Unfortunately, the broader battle over IP protection on internet platforms has been distorted by a naive belief in the harmlessness of pirating entertainment media and the assumption that IP only serves the big conglomerates who produce those works. This feeds a sense that IP in general is just a “protectionist” regime for entrenched corporations to slow innovation. When it comes to physical goods, though, suddenly people begin to notice that protecting IP happens to protect consumers. This is why for instance trademark infringement is not a minor transgression. The knock-off Polo shirt won’t get anyone killed, but the knock-off Graco car seat certainly could; and when one distribution service like Amazon is vying to be the “Everything Store,” the possibility for widespread hazard becomes clear.

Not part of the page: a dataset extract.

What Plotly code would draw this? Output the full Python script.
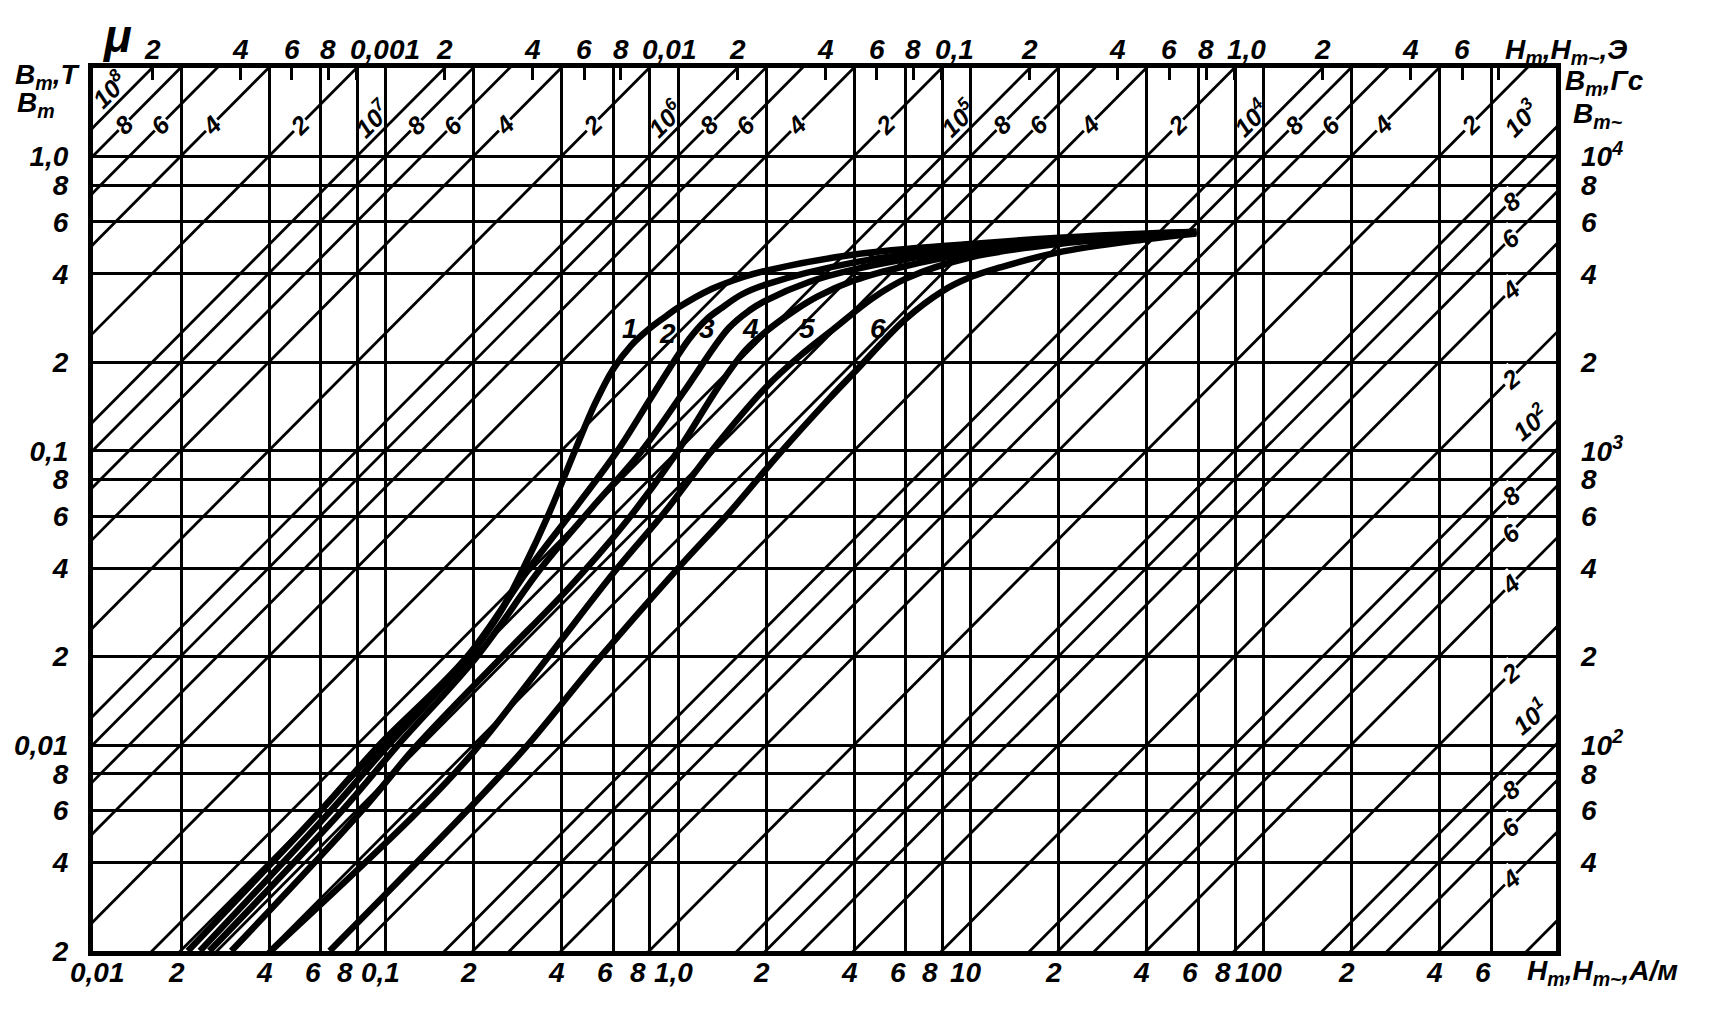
import math
import plotly.graph_objects as go

MU0 = 4e-7 * math.pi          # H/m
OE = 1000.0 / (4 * math.pi)   # A/m per oersted

# ---------------- axis ranges and grid ----------------
H_RANGE = [0.01, 1000]        # A/m
B_RANGE = [0.002, 2]          # T

H_GRID = [0.02, 0.04, 0.06, 0.08, 0.1, 0.2, 0.4, 0.6, 0.8, 1, 2, 4, 6, 8, 10,
          20, 40, 60, 80, 100, 200, 400, 600]
B_LEFT_TICKS = [0.002, 0.004, 0.006, 0.008, 0.01, 0.02, 0.04, 0.06, 0.08, 0.1,
                0.2, 0.4, 0.6, 0.8, 1.0]
B_LEFT_TEXT = ["2", "4", "6", "8", "0,01", "2", "4", "6", "8", "0,1",
               "2", "4", "6", "8", "1,0"]
GS_TICKS = [40, 60, 80, 100, 200, 400, 600, 800, 1000, 2000, 4000, 6000, 8000, 10000]
GS_TEXT = ["4", "6", "8", "10<sup>2</sup>", "2", "4", "6", "8", "10<sup>3</sup>",
           "2", "4", "6", "8", "10<sup>4</sup>"]
H_BOTTOM_TICKS = [0.01, 0.02, 0.04, 0.06, 0.08, 0.1, 0.2, 0.4, 0.6, 0.8, 1, 2, 4, 6, 8,
                  10, 20, 40, 60, 80, 100, 200, 400, 600]
H_BOTTOM_TEXT = ["0,01", "2", "4", "6", "8", "0,1", "2", "4", "6", "8", "1,0",
                 "2", "4", "6", "8", "10", "2", "4", "6", "8", "100", "2", "4", "6"]
OE_TICKS = [2e-4, 4e-4, 6e-4, 8e-4, 1e-3, 2e-3, 4e-3, 6e-3, 8e-3, 1e-2, 2e-2, 4e-2,
            6e-2, 8e-2, 0.1, 0.2, 0.4, 0.6, 0.8, 1, 2, 4, 6, 8]
OE_TEXT = ["2", "4", "6", "8", "0,001", "2", "4", "6", "8", "0,01", "2", "4",
           "6", "8", "0,1", "2", "4", "6", "8", "1,0", "2", "4", "6", ""]

# constant-permeability diagonals
MU_MANTISSAS = [2, 4, 6, 8, 10]
MU_DECADES = [1, 10, 100, 1e3, 1e4, 1e5, 1e6, 1e7]
TOP_MU = [1e8, 8e7, 6e7, 4e7, 2e7, 1e7, 8e6, 6e6, 4e6, 2e6, 1e6, 8e5, 6e5, 4e5, 2e5,
          1e5, 8e4, 6e4, 4e4, 2e4, 1e4, 8e3, 6e3, 4e3, 2e3, 1e3]
TOP_MU_TEXT = ["10<sup>8</sup>", "8", "6", "4", "2", "10<sup>7</sup>", "8", "6", "4", "2",
               "10<sup>6</sup>", "8", "6", "4", "2", "10<sup>5</sup>", "8", "6", "4", "2",
               "10<sup>4</sup>", "8", "6", "4", "2", "10<sup>3</sup>"]
RIGHT_MU = [800, 600, 400, 200, 100, 80, 60, 40, 20, 10, 8, 6, 4]
RIGHT_MU_TEXT = ["8", "6", "4", "2", "10<sup>2</sup>", "8", "6", "4", "2",
                 "10<sup>1</sup>", "8", "6", "4"]

# ---------------- magnetisation curves B_m(H_m) ----------------
H1 = [0.0232, 0.065, 0.102, 0.14, 0.193, 0.245, 0.296, 0.361, 0.447, 0.52, 0.60, 0.69,
      0.80, 0.9, 1.0, 1.3, 1.67, 2.0, 4.0, 10, 20, 40, 59]
B1 = [0.002, 0.006, 0.01, 0.014, 0.02, 0.028, 0.04, 0.061, 0.102, 0.145, 0.19, 0.228,
      0.261, 0.285, 0.307, 0.355, 0.39, 0.41, 0.465, 0.505, 0.53, 0.548, 0.555]
H2 = [0.0211, 0.060, 0.095, 0.19, 0.31, 0.45, 0.62, 0.829, 1.09, 1.25, 1.4, 1.647, 2.0,
      4.0, 10, 20, 40, 59]
B2 = [0.002, 0.006, 0.01, 0.02, 0.04, 0.065, 0.10, 0.158, 0.24, 0.28, 0.305, 0.34,
      0.368, 0.437, 0.495, 0.525, 0.545, 0.555]
H3 = [0.025, 0.071, 0.11, 0.205, 0.34, 0.50, 0.75, 1.05, 1.486, 1.75, 2.0, 2.8, 4.0,
      10, 20, 40, 59]
B3 = [0.002, 0.006, 0.01, 0.02, 0.04, 0.063, 0.10, 0.16, 0.261, 0.30, 0.325, 0.375,
      0.414, 0.485, 0.52, 0.543, 0.555]
H4 = [0.0297, 0.083, 0.128, 0.25, 0.42, 0.65, 0.95, 1.4, 1.7, 2.0, 2.5, 3.0, 4.0, 6.0,
      10, 20, 40, 59]
B4 = [0.002, 0.006, 0.01, 0.02, 0.034, 0.056, 0.093, 0.17, 0.22, 0.255, 0.30, 0.335,
      0.38, 0.425, 0.47, 0.515, 0.54, 0.555]
H5 = [0.0405, 0.13, 0.20, 0.36, 0.62, 0.90, 1.3, 2.0, 2.6, 3.42, 4.61, 6.0, 10, 20,
      40, 59]
B5 = [0.002, 0.006, 0.0095, 0.02, 0.04, 0.062, 0.10, 0.165, 0.21, 0.261, 0.33, 0.385,
      0.455, 0.505, 0.535, 0.553]
H6 = [0.0644, 0.19, 0.30, 0.52, 1.0, 1.5, 2.2, 3.27, 4.0, 5.97, 8.0, 9.9, 12.6, 19.7,
      39.8, 59]
B6 = [0.002, 0.006, 0.0098, 0.019, 0.04, 0.062, 0.097, 0.15, 0.185, 0.28, 0.349, 0.388,
      0.42, 0.472, 0.524, 0.548]
CURVES = [(H1, B1), (H2, B2), (H3, B3), (H4, B4), (H5, B5), (H6, B6)]
CURVE_NAMES = ["1", "2", "3", "4", "5", "6"]
CURVE_LABEL_H = [0.687, 0.919, 1.252, 1.765, 2.756, 4.81]
CURVE_LABEL_B = [0.261, 0.25, 0.261, 0.261, 0.261, 0.261]

# ---------------- styling ----------------
FAMILY = "Liberation Sans, Arial, sans-serif"
FONT = dict(family=FAMILY, size=28, color="black", weight="bold", style="italic")
FONT_MU = dict(family=FAMILY, size=25, color="black", weight="bold", style="italic")
L = math.log10

fig = go.Figure()

# permeability diagonals
xs, ys = [], []
for dec in MU_DECADES:
    for m in MU_MANTISSAS:
        mu = m * dec
        xs += [B_RANGE[0] * 0.5 / (mu * MU0), B_RANGE[1] * 2 / (mu * MU0), None]
        ys += [B_RANGE[0] * 0.5, B_RANGE[1] * 2, None]
fig.add_trace(go.Scatter(x=xs, y=ys, mode="lines", line=dict(color="black", width=2.8),
                         hoverinfo="skip", showlegend=False))

for (h, b), name in zip(CURVES, CURVE_NAMES):
    fig.add_trace(go.Scatter(x=h, y=b, mode="lines", name=name,
                             line=dict(color="black", width=6.5, shape="spline", smoothing=1.0),
                             showlegend=False))

# invisible traces so the secondary axes are drawn
fig.add_trace(go.Scatter(x=[1e-3], y=[0.01], xaxis="x2", yaxis="y", mode="markers",
                         marker=dict(opacity=0), hoverinfo="skip", showlegend=False))
fig.add_trace(go.Scatter(x=[1.0], y=[100], xaxis="x", yaxis="y2", mode="markers",
                         marker=dict(opacity=0), hoverinfo="skip", showlegend=False))

ann = []
# top oersted labels
for v, t in zip(OE_TICKS, OE_TEXT):
    if not t:
        continue
    dec = "," in t
    ann.append(dict(x=L(v), xref="x2", y=1, yref="paper", yshift=19, text=t,
                    showarrow=False, font=FONT, xanchor="left" if dec else "center",
                    xshift=-9 if dec else 0, yanchor="middle"))
# bottom A/m labels
for v, t in zip(H_BOTTOM_TICKS, H_BOTTOM_TEXT):
    shift = -12 if t == "8" else (-8 if t == "6" else -5)
    if t == "0,01":
        shift = 4
    ann.append(dict(x=L(v), xref="x", y=0, yref="paper", yshift=-21, text=t,
                    showarrow=False, font=FONT, xshift=shift, xanchor="center",
                    yanchor="middle"))
# permeability labels along the top
for mu, t in zip(TOP_MU, TOP_MU_TEXT):
    is_dec = t.startswith("10")
    b = 1.35 if is_dec else 1.28
    if mu == 1e8:
        b = 1.7
    h = min(b / (mu * MU0), 900)
    ann.append(dict(x=L(h), y=L(b), xref="x", yref="y", text=t, showarrow=False,
                    font=FONT_MU, textangle=-45, xshift=-22 if is_dec else 0,
                    xanchor="center", yanchor="middle",
                    bgcolor=None if is_dec else "white", borderpad=0))
# permeability labels along the right side
for mu, t in zip(RIGHT_MU, RIGHT_MU_TEXT):
    is_dec = t.startswith("10")
    h = 1000 if is_dec else 700
    b = mu * MU0 * h
    ann.append(dict(x=L(h), y=L(b), xref="x", yref="y", text=t, showarrow=False,
                    font=FONT_MU, textangle=-40, xshift=-26 if is_dec else 0,
                    xanchor="center", yanchor="middle",
                    bgcolor=None if is_dec else "white", borderpad=0))
# curve numbers
for hx, by, t in zip(CURVE_LABEL_H, CURVE_LABEL_B, CURVE_NAMES):
    ann.append(dict(x=L(hx), y=L(by), xref="x", yref="y", text=t, showarrow=False,
                    font=FONT, xanchor="center", yanchor="middle"))
# axis titles
TITLE = dict(showarrow=False, font=FONT, xref="paper", yref="paper",
             xanchor="center", yanchor="middle")
ann += [
    dict(TITLE, x=0, y=1, xshift=24, yshift=32, text="μ", font=dict(FONT, size=46)),
    dict(TITLE, x=0, y=1, xshift=-46, yshift=-8, text="B<sub>m</sub>,T"),
    dict(TITLE, x=0, y=1, xshift=-57, yshift=-36, text="B<sub>m</sub>"),
    dict(TITLE, x=1, y=1, xshift=10, yshift=17, text="H<sub>m</sub>,H<sub>m~</sub>,Э"),
    dict(TITLE, x=1, y=1, xshift=48, yshift=-14, text="B<sub>m</sub>,Гс"),
    dict(TITLE, x=1, y=1, xshift=42, yshift=-47, text="B<sub>m~</sub>"),
    dict(TITLE, x=1, y=0, xshift=46, yshift=-21, text="H<sub>m</sub>,H<sub>m~</sub>,A/м"),
]

# the page body keeps an 8 px margin, so the figure is made 16 px smaller
fig.update_layout(
    width=1694, height=990,
    margin=dict(l=85, r=146, t=60, b=47, autoexpand=False),
    paper_bgcolor="white", plot_bgcolor="white",
    showlegend=False,
    annotations=ann,
    xaxis=dict(type="log", range=[L(H_RANGE[0]), L(H_RANGE[1])], tickvals=H_GRID,
               showticklabels=False, ticks="", showgrid=True, gridcolor="black",
               gridwidth=2.8, showline=True, linecolor="black", linewidth=5,
               mirror=True, zeroline=False, automargin=False),
    yaxis=dict(type="log", range=[L(B_RANGE[0]), L(B_RANGE[1])], tickvals=B_LEFT_TICKS,
               ticktext=B_LEFT_TEXT, tickfont=FONT, ticks="", showgrid=True,
               gridcolor="black", gridwidth=2.8, showline=True, linecolor="black",
               linewidth=5, mirror=True, zeroline=False, ticklabelstandoff=14,
               automargin=False),
    xaxis2=dict(type="log", overlaying="x", side="top", anchor="y",
                range=[L(H_RANGE[0] / OE), L(H_RANGE[1] / OE)], tickvals=OE_TICKS,
                ticks="inside", ticklen=12, tickwidth=2.8, tickcolor="black",
                showticklabels=False, showgrid=False, showline=False, zeroline=False,
                automargin=False),
    yaxis2=dict(type="log", overlaying="y", side="right", anchor="x",
                range=[L(B_RANGE[0] * 1e4), L(B_RANGE[1] * 1e4)], tickvals=GS_TICKS,
                ticktext=GS_TEXT, tickfont=FONT, ticks="", showgrid=False,
                showline=False, zeroline=False, ticklabelstandoff=24, automargin=False),
)

fig.write_html("out.html")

Presumably, Amazon will recognize the potential loss of consumer confidence if their counterfeit problem grows. The company could take mitigating measures akin to the effective, anti-fraud practices employed by eBay, which weighed heavily in its favor in a 2002 litigation with Tiffany over fraudulent products being sold on that platform. That Doctorow writes the following, however, is the real hypocrisy that needs to be addressed:
“Amazon is bending over backwards to refund customers who get bad fakes, but either can’t or won’t stem the tide of fakes themselves (I run into counterfeit editions of my books on Amazon all the time). It may be that it’s more profitable to offer refunds to customers who get bad products than it is to police the millions of SKUs that are pouring in now that Chinese industry has a direct pipeline to Amazon’s customers.”
Doctorow is criticizing Amazon for tackling the counterfeit problem one infringement at a time while failing to take broader measures to “police” its own platform to “stem the tide.” Is that not a familiar refrain copyright holders have been singing about mass infringement of their works on platforms like YouTube? I think it is. Either these platforms are under the control of their owners or they’re not. Either we want a digital market that protects suppliers and consumers, or we don’t. And we can’t have the former without shedding this naive premise that the technology itself obviates the need for intellectual property enforcement, or that IP is exclusively a barrier to access, information, or innovative services.
This subject actually refers back to the first article I wrote about any of these issues—one that appeared in December 2011 in Stars & Stripes supporting SOPA/PIPA because of their associated provisions designed to mitigate counterfeit products entering the military supply chain. You remember SOPA, right? Certainly, the cadre of “digital rights” activists won’t let you forget it as they chronically insist that all proposals to protect any kind of IP online are basically SOPA in disguise. (See Guide to Critiquing Copyright in the Digital Age).
Likely, nobody remembers that Tittle II of SOPA contained anti-counterfeiting provisions as did a companion bill to PIPA called the Combatting Military Counterfeits Act, authored by Sheldon Whitehouse (D-RI). These provisions and proposed amendments would not be protecting US consumers from Amazon-purchased counterfeits more than the existing statutes (Title 18) already do, but the bills did go further to protect against certain types of counterfeiting, and both bills expanded the principle that trafficking in counterfeits online poses a serious threat to consumer safety.
As Doctorow’s observations forecast, someone’s eventually going to get hurt. And unfortunately, that’s often what it takes for people to demand any kind of action. Or we could change the conversation before that happens.